Your goal:
Begin with the first line below and retype each line exactly through the line containing "field_half_width = [1.05, 1.22, 1.22]". Any pictures are to be left out.

Provided information:
—————

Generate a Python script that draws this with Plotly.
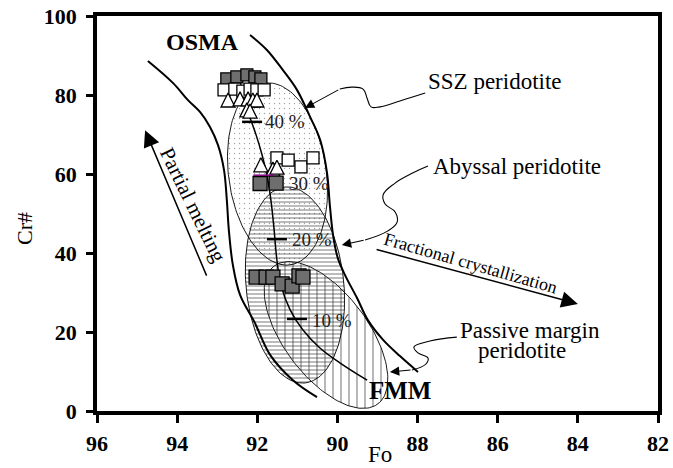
import numpy as np
import plotly.graph_objects as go

# ---------------- data ----------------
fo_ticks = [96, 94, 92, 90, 88, 86, 84, 82]
cr_ticks = [0, 20, 40, 60, 80, 100]

# OSMA band boundaries
osma_left_fo = [94.73, 94.10, 93.73, 93.43, 93.18, 92.98, 92.83, 92.76, 92.71, 92.61, 92.43, 92.06, 91.68, 91.11, 90.51]
osma_left_cr = [88.6, 83.0, 78.7, 75.7, 71.9, 67.3, 61.0, 53.4, 45.8, 37.0, 29.4, 22.3, 14.2, 7.8, 3.5]
osma_right_fo = [92.18, 91.76, 91.36, 91.01, 90.68, 90.43, 90.26, 90.19, 90.11, 89.99, 89.81, 89.51, 89.24, 88.86, 88.44, 87.99]
osma_right_cr = [95.2, 91.4, 86.3, 81.3, 74.4, 68.6, 60.3, 52.2, 44.6, 38.7, 34.4, 28.6, 23.0, 18.0, 13.9, 9.9]

# melting trend from FMM
melt_fo = [92.18, 92.03, 91.88, 91.76, 91.66, 91.58, 91.51, 91.41, 91.18, 90.86, 90.43, 89.94, 89.26]
melt_cr = [74.2, 69.9, 64.8, 59.7, 53.4, 45.8, 38.2, 31.9, 25.6, 20.5, 15.9, 12.2, 7.8]

pct_labels = ["40 %", "30 %", "20 %", "10 %"]
pct_fo = [92.13, 91.85, 91.51, 91.01]
pct_cr = [73.2, 59.7, 43.5, 23.3]
pct_label_fo = [91.86, 91.26, 91.18, 90.68]
pct_label_cr = [73.2, 57.7, 43.5, 23.0]

# peridotite fields: major-axis end points (Fo, Cr#) and half width (Fo units)
field_names = ["Passive margin", "Abyssal", "SSZ"]
field_p1_fo = [91.58, 91.31, 91.81]
field_p1_cr = [36.7, 56.7, 83.0]
field_p2_fo = [88.99, 90.81, 91.18]
field_p2_cr = [1.8, 7.1, 37.0]
field_half_width = [1.05, 1.22, 1.22]

# samples
gray_top_fo = [92.76, 92.51, 92.26, 92.06, 91.91]
gray_top_cr = [84.1, 84.6, 85.1, 84.6, 84.1]
white_sq_fo = [92.83, 92.56, 92.36, 92.18, 92.01, 91.83, 91.51, 91.23, 90.91, 90.61]
white_sq_cr = [81.3, 81.5, 81.0, 81.5, 81.3, 81.3, 64.1, 63.5, 61.8, 64.1]
tri_fo = [92.73, 92.43, 92.23, 92.11, 92.01, 92.26, 92.18, 91.91, 91.61, 91.51]
tri_cr = [80.5, 80.8, 80.8, 80.5, 80.5, 78.0, 77.7, 64.1, 63.0, 63.5]
gray_fo = [91.93, 91.53, 92.03, 91.78, 91.61, 91.38, 91.13, 90.96, 90.86]
gray_cr = [57.6, 57.7, 33.9, 33.9, 33.9, 32.2, 31.6, 34.2, 33.9]

# leader lines
ssz_lead_fo = [87.81, 88.44, 88.94, 89.16, 89.26, 89.36, 89.64, 89.94]
ssz_lead_cr = [80.5, 78.5, 77.0, 77.0, 79.2, 81.5, 82.0, 81.5]
ssz_head = (90.81, 76.7)
aby_lead_fo = [87.74, 88.11, 88.56, 88.86, 88.81, 88.56, 88.51, 88.74, 89.31]
aby_lead_cr = [62.0, 60.3, 57.7, 54.7, 52.4, 50.4, 47.8, 45.6, 43.3]
aby_head = (89.89, 42.0)
pm_lead_fo = [87.02, 87.69, 88.09, 87.99, 87.74, 87.79, 88.14]
pm_lead_cr = [18.7, 17.7, 16.2, 14.7, 13.4, 11.9, 10.4]
pm_head = (88.69, 9.9)

melt_arrow_tail = (93.25, 33.9)
melt_arrow_head = (94.80, 71.1)
fc_arrow_tail = (89.06, 41.0)
fc_arrow_head = (84.00, 27.1)

# ---------------- layout constants ----------------
W, H = 673, 468
ML, MR, MT, MB = 97, 15, 16, 57
PW, PH = W - ML - MR, H - MT - MB
X0, X1 = 96, 82
SX = PW / (X0 - X1)
SY = PH / 100.0
SERIF = "Liberation Serif, Times New Roman, serif"

fig = go.Figure()


def ellipse(p1fo, p1cr, p2fo, p2cr, hw):
    u1, v1 = (X0 - p1fo) * SX, p1cr * SY
    u2, v2 = (X0 - p2fo) * SX, p2cr * SY
    cu, cv = (u1 + u2) / 2, (v1 + v2) / 2
    au, av = (u1 - u2) / 2, (v1 - v2) / 2
    a = np.hypot(au, av)
    b = hw * SX
    nu, nv = -av / a * b, au / a * b
    t = np.linspace(0, 2 * np.pi, 160)
    uu = cu + np.cos(t) * au + np.sin(t) * nu
    vv = cv + np.cos(t) * av + np.sin(t) * nv
    return X0 - uu / SX, vv / SY


patterns = [
    dict(shape="|", size=8, solidity=0.14, fgcolor="black"),
    dict(shape="-", size=4, solidity=0.33, fgcolor="#333"),
    dict(shape=".", size=5, solidity=0.06, fgcolor="#444"),
]
for i in range(3):
    ex, ey = ellipse(field_p1_fo[i], field_p1_cr[i], field_p2_fo[i], field_p2_cr[i], field_half_width[i])
    pat = dict(patterns[i])
    pat["bgcolor"] = "rgba(0,0,0,0)"
    fig.add_trace(go.Scatter(x=ex, y=ey, mode="lines", fill="toself",
                             fillcolor="rgba(0,0,0,0)", fillpattern=pat,
                             line=dict(color="black", width=0.9),
                             hoverinfo="skip", showlegend=False, name=field_names[i]))

# OSMA boundaries
for xs, ys in [(osma_left_fo, osma_left_cr), (osma_right_fo, osma_right_cr)]:
    fig.add_trace(go.Scatter(x=xs, y=ys, mode="lines", line=dict(color="black", width=2, shape="spline"),
                             showlegend=False, hoverinfo="skip"))

# melting trend
fig.add_trace(go.Scatter(x=melt_fo, y=melt_cr, mode="lines", line=dict(color="black", width=1.5, shape="spline"),
                         showlegend=False, hoverinfo="skip"))

# leader lines
for xs, ys in [(ssz_lead_fo, ssz_lead_cr), (aby_lead_fo, aby_lead_cr), (pm_lead_fo, pm_lead_cr)]:
    fig.add_trace(go.Scatter(x=xs, y=ys, mode="lines", line=dict(color="black", width=1.1, shape="spline", smoothing=1.2),
                             showlegend=False, hoverinfo="skip"))

# samples
fig.add_trace(go.Scatter(x=gray_top_fo, y=gray_top_cr, mode="markers",
                         marker=dict(symbol="square", size=12, color="#6e6e6e", line=dict(color="black", width=1.3)),
                         showlegend=False))
fig.add_trace(go.Scatter(x=white_sq_fo, y=white_sq_cr, mode="markers",
                         marker=dict(symbol="square", size=12, color="white", line=dict(color="black", width=1.3)),
                         showlegend=False))
fig.add_trace(go.Scatter(x=tri_fo, y=tri_cr, mode="markers",
                         marker=dict(symbol="arrow-up", size=14, color="white", line=dict(color="black", width=1.3)),
                         showlegend=False))
fig.add_trace(go.Scatter(x=gray_fo, y=gray_cr, mode="markers",
                         marker=dict(symbol="square", size=14, color="#6e6e6e", line=dict(color="black", width=1.3)),
                         showlegend=False))

# percent ticks on the trend
for i in range(len(pct_fo)):
    col = "#800080" if pct_labels[i] == "30 %" else "black"
    fig.add_trace(go.Scatter(x=[pct_fo[i] + 0.25, pct_fo[i] - 0.25], y=[pct_cr[i], pct_cr[i]], mode="lines",
                             line=dict(color=col, width=2.5 if col == "black" else 1.5),
                             showlegend=False, hoverinfo="skip"))

ann = []
for i in range(len(pct_labels)):
    ann.append(dict(x=pct_label_fo[i], y=pct_label_cr[i], text=pct_labels[i], showarrow=False,
                    xanchor="left", yanchor="middle", font=dict(family=SERIF, size=19, color="#222")))

ann += [
    dict(x=93.37, y=93.4, text="<b>OSMA</b>", showarrow=False, font=dict(family=SERIF, size=24, color="black")),
    dict(x=88.44, y=5.1, text="<b>FMM</b>", showarrow=False, font=dict(family=SERIF, size=25, color="black")),
    dict(x=86.08, y=83.3, text="SSZ peridotite", showarrow=False, font=dict(family=SERIF, size=23, color="black")),
    dict(x=85.52, y=62.0, text="Abyssal peridotite", showarrow=False, font=dict(family=SERIF, size=23, color="black")),
    dict(x=85.19, y=20.3, text="Passive margin", showarrow=False, font=dict(family=SERIF, size=23, color="black")),
    dict(x=85.39, y=15.4, text="peridotite", showarrow=False, font=dict(family=SERIF, size=23, color="black")),
    dict(x=93.60, y=52.2, text="Partial melting", showarrow=False, textangle=64,
         font=dict(family=SERIF, size=21, color="black")),
    dict(x=86.69, y=37.5, text="Fractional crystallization", showarrow=False, textangle=16,
         font=dict(family=SERIF, size=18, color="black")),
    # axis titles
    dict(xref="paper", yref="paper", x=(24 - ML) / PW, y=(MT + PH - 229) / PH, text="Cr#", showarrow=False,
         xanchor="center", yanchor="middle", textangle=-90, font=dict(family=SERIF, size=22, color="black")),
    dict(xref="paper", yref="paper", x=(379.5 - ML) / PW, y=(MT + PH - 455) / PH, text="Fo", showarrow=False,
         xanchor="center", yanchor="middle", font=dict(family=SERIF, size=23, color="black")),
]

# arrows
for head, tail, w in [(melt_arrow_head, melt_arrow_tail, 1.5), (fc_arrow_head, fc_arrow_tail, 1.5),
                      (ssz_head, (ssz_lead_fo[-1], ssz_lead_cr[-1]), 1.1),
                      (aby_head, (aby_lead_fo[-1], aby_lead_cr[-1]), 1.1),
                      (pm_head, (pm_lead_fo[-1], pm_lead_cr[-1]), 1.1)]:
    ann.append(dict(x=head[0], y=head[1], ax=tail[0], ay=tail[1], xref="x", yref="y", axref="x", ayref="y",
                    text="", showarrow=True, arrowhead=2, arrowsize=2.2 if w > 1.2 else 1.7,
                    arrowwidth=w, arrowcolor="black", standoff=0))

fig.update_layout(
    width=W, height=H,
    margin=dict(l=ML, r=MR, t=MT, b=MB, pad=0, autoexpand=False),
    paper_bgcolor="white", plot_bgcolor="white",
    showlegend=False,
    annotations=ann,
    xaxis=dict(range=[X0, X1], tickvals=fo_ticks, ticktext=[str(v) for v in fo_ticks], automargin=False,
               showgrid=False, zeroline=False, showline=True, linecolor="black", linewidth=3.5, mirror=True,
               ticks="outside", ticklen=8, tickwidth=3, tickcolor="black", ticklabelstandoff=2,
               tickfont=dict(family=SERIF, size=22, color="black", weight="bold")),
    yaxis=dict(range=[0, 100], tickvals=cr_ticks, ticktext=[str(v) for v in cr_ticks], automargin=False,
               showgrid=False, zeroline=False, showline=True, linecolor="black", linewidth=3.5, mirror=True,
               ticks="outside", ticklen=7, tickwidth=2.5, tickcolor="black", ticklabelstandoff=5,
               tickfont=dict(family=SERIF, size=22, color="black", weight="bold")),
)

fig.write_html("out.html", config={"displayModeBar": False},
               post_script="document.body.style.margin='0px';document.body.style.overflow='hidden';")
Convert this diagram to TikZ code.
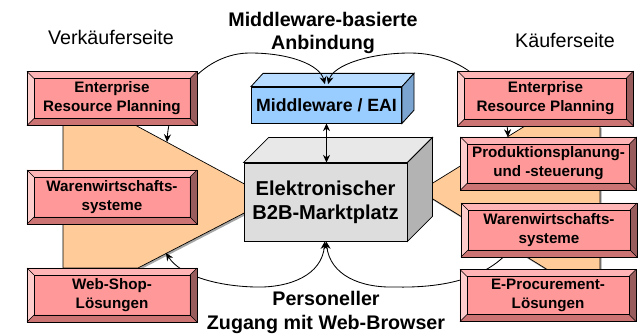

—————

Response:
Generate a Python script that draws this with Plotly.
import numpy as np
import plotly.graph_objects as go

# ---------------- data ----------------
fo_ticks = [96, 94, 92, 90, 88, 86, 84, 82]
cr_ticks = [0, 20, 40, 60, 80, 100]

# OSMA band boundaries
osma_left_fo = [94.73, 94.10, 93.73, 93.43, 93.18, 92.98, 92.83, 92.76, 92.71, 92.61, 92.43, 92.06, 91.68, 91.11, 90.51]
osma_left_cr = [88.6, 83.0, 78.7, 75.7, 71.9, 67.3, 61.0, 53.4, 45.8, 37.0, 29.4, 22.3, 14.2, 7.8, 3.5]
osma_right_fo = [92.18, 91.76, 91.36, 91.01, 90.68, 90.43, 90.26, 90.19, 90.11, 89.99, 89.81, 89.51, 89.24, 88.86, 88.44, 87.99]
osma_right_cr = [95.2, 91.4, 86.3, 81.3, 74.4, 68.6, 60.3, 52.2, 44.6, 38.7, 34.4, 28.6, 23.0, 18.0, 13.9, 9.9]

# melting trend from FMM
melt_fo = [92.18, 92.03, 91.88, 91.76, 91.66, 91.58, 91.51, 91.41, 91.18, 90.86, 90.43, 89.94, 89.26]
melt_cr = [74.2, 69.9, 64.8, 59.7, 53.4, 45.8, 38.2, 31.9, 25.6, 20.5, 15.9, 12.2, 7.8]

pct_labels = ["40 %", "30 %", "20 %", "10 %"]
pct_fo = [92.13, 91.85, 91.51, 91.01]
pct_cr = [73.2, 59.7, 43.5, 23.3]
pct_label_fo = [91.86, 91.26, 91.18, 90.68]
pct_label_cr = [73.2, 57.7, 43.5, 23.0]

# peridotite fields: major-axis end points (Fo, Cr#) and half width (Fo units)
field_names = ["Passive margin", "Abyssal", "SSZ"]
field_p1_fo = [91.58, 91.31, 91.81]
field_p1_cr = [36.7, 56.7, 83.0]
field_p2_fo = [88.99, 90.81, 91.18]
field_p2_cr = [1.8, 7.1, 37.0]
field_half_width = [1.05, 1.22, 1.22]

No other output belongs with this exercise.